Given that cellulosic has such a markedly greater per-acre capacity, it is hard to see how it would not eventually produce a much larger percentage of America's biofuels than biodiesel. But this assumes that it will overcome the "chicken and egg" problem of a lack of pumps and flex-fuel vehicles. If Congress does not act to push both along, biodiesel may be out of the gate so far ahead that the progress of cellulosic is delayed.
Quantum leaps may be possible in biodiesel production as well; a day may come when canola and soybeans are seen as the chimps of the space-flight age, acting as temporary organic substitutes for what may become the dominant feed stock for biodiesel: algae. Algae are perhaps the humblest members of the plant kingdom, being single-celled organisms with no fruit, no stalk, no flower, and very little poetry dedicated to their visage. They have, however, a prodigious ability to grow in limited amounts of space while producing gigantic quantities of oil. What has dominated the bottom of the ocean's food chain could one day dominate the biodiesel industry, according to research conducted by the National Renewable Energy Laboratory.46
In 1996, that research demonstrated theoretical production capabilities of 2,640 gallons of oil per year produced in a thousand square meters of space—in the case of the study, in small ponds. Even high-yield canola plants can produce only 50 gallons per year in a similar space.47 At least in theory, then, algae could produce over forty times the oil out of the same space as the highest-producing alternative crop. Even if the algae yields only 10 percent of its potential, it would produce over four times as much oil, given the same amount of growing space. Recent trials by private "algaculture" start-ups estimate potential yields of 10,000 gallons per acre or more.48
In addition to that strength of oil production, algae have a bonus for us. The gas we now seek to remove from the atmosphere, CO2, is what algae feeds on. This creates the possibility of locating algae production facilities next to fossil fuel-based plants and using the CO2 emanating from their stacks to feed the algae ponds. This was tested by the National Renewable Energy Lab in New Mexico, and it worked. This tandem usage could be one of the most satisfying "two-fers" in the energy world. An MIT-based consortium is testing such a pilot facility now at a coal plant. As an alternative, waste treatment plants could serve to provide carbon for our algae farms. The national lab concluded that its research "should not be seen as an ending, but as a beginning"49 Evolution began with single-cell organisms from the sea, so why shouldn't an energy revolution?

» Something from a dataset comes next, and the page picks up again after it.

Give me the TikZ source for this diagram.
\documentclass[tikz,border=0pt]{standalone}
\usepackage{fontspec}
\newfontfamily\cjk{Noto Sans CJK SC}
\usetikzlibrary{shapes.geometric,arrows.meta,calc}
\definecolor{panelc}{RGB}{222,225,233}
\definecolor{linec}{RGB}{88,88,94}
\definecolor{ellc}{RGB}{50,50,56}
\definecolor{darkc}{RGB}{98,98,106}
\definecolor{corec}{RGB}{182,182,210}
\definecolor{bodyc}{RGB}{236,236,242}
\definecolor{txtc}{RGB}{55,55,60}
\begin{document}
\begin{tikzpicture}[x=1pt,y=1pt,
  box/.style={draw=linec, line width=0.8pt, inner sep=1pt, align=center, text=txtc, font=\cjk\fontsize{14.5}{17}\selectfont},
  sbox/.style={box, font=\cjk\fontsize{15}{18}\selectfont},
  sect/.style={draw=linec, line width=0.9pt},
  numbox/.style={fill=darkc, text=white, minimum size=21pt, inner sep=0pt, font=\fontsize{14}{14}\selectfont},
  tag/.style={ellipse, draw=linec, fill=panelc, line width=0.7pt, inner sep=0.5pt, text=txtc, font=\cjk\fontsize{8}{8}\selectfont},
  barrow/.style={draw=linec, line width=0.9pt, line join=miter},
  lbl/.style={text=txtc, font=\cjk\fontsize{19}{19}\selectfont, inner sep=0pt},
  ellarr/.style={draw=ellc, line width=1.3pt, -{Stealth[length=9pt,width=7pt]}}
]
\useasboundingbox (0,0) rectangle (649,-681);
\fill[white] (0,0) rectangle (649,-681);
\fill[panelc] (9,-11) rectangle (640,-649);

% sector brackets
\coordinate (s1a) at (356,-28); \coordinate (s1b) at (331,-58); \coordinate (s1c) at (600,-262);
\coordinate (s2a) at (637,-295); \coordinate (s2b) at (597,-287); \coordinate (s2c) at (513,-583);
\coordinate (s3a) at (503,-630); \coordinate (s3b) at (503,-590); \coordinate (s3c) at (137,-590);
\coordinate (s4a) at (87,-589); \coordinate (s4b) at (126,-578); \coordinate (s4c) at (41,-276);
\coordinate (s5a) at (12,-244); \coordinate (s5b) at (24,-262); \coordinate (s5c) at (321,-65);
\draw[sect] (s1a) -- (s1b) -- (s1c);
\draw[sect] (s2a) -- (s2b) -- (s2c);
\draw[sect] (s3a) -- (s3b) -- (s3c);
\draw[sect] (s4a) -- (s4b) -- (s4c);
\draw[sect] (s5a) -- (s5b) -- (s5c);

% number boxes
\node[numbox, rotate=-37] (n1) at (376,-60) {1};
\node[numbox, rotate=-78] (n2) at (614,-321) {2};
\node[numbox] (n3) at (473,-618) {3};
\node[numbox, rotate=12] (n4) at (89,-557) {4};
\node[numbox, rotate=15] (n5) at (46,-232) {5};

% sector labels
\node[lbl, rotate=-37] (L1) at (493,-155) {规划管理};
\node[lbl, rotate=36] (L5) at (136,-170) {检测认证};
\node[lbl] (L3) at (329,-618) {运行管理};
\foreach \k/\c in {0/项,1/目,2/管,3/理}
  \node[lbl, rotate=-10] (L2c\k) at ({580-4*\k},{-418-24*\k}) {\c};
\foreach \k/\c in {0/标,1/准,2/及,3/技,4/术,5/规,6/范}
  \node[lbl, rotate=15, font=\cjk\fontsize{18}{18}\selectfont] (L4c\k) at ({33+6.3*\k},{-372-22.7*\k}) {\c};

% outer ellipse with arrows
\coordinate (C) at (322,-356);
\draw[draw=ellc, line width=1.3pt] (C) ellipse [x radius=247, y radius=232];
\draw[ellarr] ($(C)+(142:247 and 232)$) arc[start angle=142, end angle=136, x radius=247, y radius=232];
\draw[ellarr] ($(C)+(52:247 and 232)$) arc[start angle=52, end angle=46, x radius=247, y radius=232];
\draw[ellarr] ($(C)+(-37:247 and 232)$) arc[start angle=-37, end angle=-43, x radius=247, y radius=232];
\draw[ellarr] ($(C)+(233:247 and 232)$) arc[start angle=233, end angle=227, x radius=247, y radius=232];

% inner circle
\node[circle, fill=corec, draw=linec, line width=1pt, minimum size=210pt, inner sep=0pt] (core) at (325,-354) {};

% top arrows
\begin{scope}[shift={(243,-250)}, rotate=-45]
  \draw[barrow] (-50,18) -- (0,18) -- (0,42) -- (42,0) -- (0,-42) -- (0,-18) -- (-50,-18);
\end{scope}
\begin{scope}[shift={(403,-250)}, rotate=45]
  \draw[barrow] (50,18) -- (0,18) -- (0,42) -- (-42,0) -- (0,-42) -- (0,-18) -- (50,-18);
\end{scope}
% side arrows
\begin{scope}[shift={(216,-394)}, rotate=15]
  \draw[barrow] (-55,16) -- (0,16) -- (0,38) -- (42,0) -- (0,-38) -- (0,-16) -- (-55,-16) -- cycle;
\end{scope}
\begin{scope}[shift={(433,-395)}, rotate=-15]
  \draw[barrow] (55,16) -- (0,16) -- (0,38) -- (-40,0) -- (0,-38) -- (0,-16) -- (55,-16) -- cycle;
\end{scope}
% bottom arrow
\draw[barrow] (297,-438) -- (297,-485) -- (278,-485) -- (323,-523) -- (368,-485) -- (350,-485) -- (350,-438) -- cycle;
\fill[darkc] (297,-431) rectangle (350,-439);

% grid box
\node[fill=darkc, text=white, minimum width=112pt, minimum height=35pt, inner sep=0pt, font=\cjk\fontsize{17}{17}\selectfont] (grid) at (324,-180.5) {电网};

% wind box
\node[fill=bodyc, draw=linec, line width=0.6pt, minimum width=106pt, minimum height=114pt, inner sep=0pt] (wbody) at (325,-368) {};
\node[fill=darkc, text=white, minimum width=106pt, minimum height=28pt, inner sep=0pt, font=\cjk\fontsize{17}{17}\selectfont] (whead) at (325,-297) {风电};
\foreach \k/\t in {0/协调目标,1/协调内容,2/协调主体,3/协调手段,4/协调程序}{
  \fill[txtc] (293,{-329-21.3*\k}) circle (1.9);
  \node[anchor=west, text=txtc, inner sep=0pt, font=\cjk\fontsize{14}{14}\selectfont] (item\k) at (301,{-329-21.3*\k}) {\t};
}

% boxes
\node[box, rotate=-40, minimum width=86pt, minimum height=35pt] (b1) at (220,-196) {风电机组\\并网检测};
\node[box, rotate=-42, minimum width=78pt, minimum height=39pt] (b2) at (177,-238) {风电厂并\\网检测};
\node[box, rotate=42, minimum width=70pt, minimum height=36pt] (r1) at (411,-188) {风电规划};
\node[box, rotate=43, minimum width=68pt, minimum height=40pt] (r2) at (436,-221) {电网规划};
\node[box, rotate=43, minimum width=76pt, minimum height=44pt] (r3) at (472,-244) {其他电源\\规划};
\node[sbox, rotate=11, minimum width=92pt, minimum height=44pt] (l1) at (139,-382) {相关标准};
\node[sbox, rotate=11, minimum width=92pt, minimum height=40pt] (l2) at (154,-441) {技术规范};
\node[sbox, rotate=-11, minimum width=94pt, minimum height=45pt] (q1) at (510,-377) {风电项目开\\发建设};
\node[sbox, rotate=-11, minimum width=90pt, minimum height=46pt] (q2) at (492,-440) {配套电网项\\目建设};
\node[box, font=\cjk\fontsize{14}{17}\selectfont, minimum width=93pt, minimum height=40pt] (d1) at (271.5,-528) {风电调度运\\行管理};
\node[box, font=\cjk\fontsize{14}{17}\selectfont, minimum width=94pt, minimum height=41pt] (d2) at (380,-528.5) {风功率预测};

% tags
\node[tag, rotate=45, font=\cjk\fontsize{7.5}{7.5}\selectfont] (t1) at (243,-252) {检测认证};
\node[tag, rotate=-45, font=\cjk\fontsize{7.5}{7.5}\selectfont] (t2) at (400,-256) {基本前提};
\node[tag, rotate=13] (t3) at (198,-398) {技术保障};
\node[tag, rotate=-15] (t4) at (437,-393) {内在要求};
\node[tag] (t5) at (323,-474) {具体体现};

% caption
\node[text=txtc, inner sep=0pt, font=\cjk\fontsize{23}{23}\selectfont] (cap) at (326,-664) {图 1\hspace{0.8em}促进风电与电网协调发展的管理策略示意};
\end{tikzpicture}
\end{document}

Together, these transformations are making it possible to realize the original dreams of Rudolf Diesel, who envisioned his engine being powered everywhere in the world by fuel made from vegetable matter. His first vehicle's peanut oil engine, developed in 1893, led him to say in 1912, "The use of vegetable oils for engine fuels may seem insignificant today, but such oils may become, in the course of time, as important as petroleum and the coal-tar products of the present time."50 Like fine wine, some great ideas need time to mature.

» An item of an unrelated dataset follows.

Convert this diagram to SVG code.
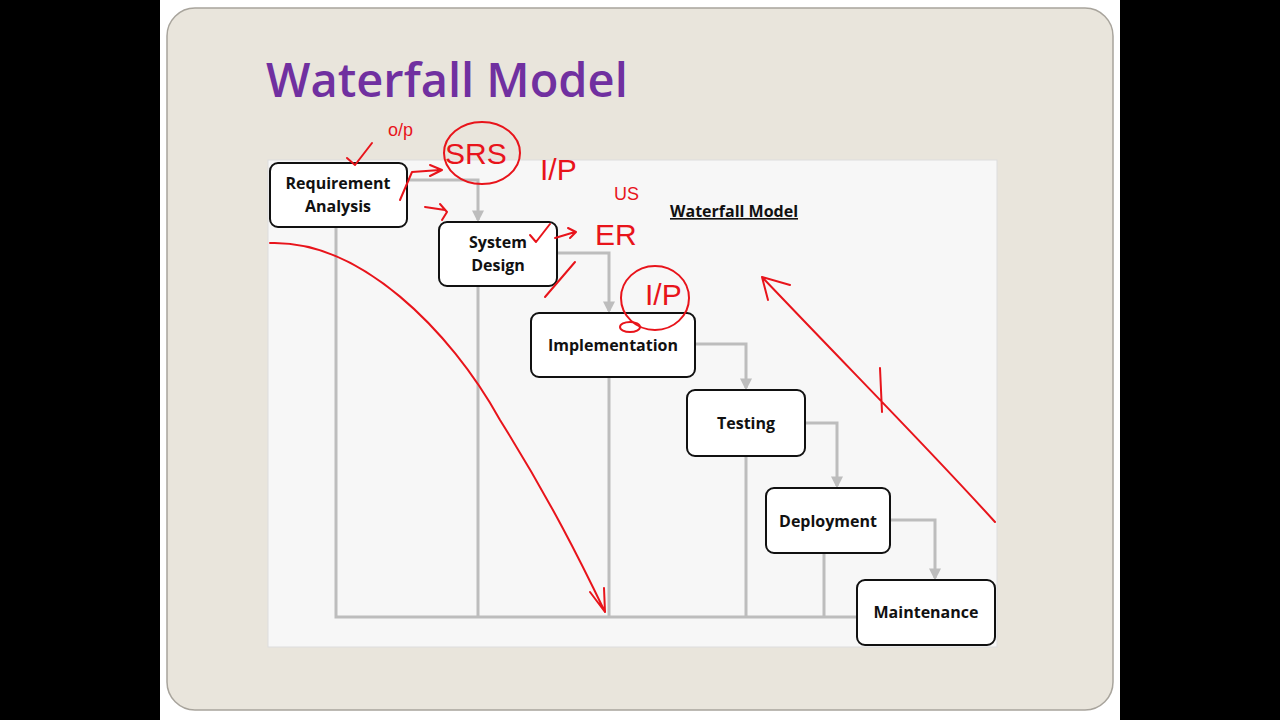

Biofuel's future is now being decided on the highways and back roads of America. Performance counts, and on that score, biodiesel is hitting home runs, with B20—20 percent biodiesel and 80 percent regular diesel—proving to have fuel consumption, horsepower, torque, and haulage rates as high as those of conventional diesel. It is winning where the rubber, and in this case the vegetable matter, meets the road. When one American suburban neighbor sees another getting better mileage, the age of biodiesel will arrive, one block at a time.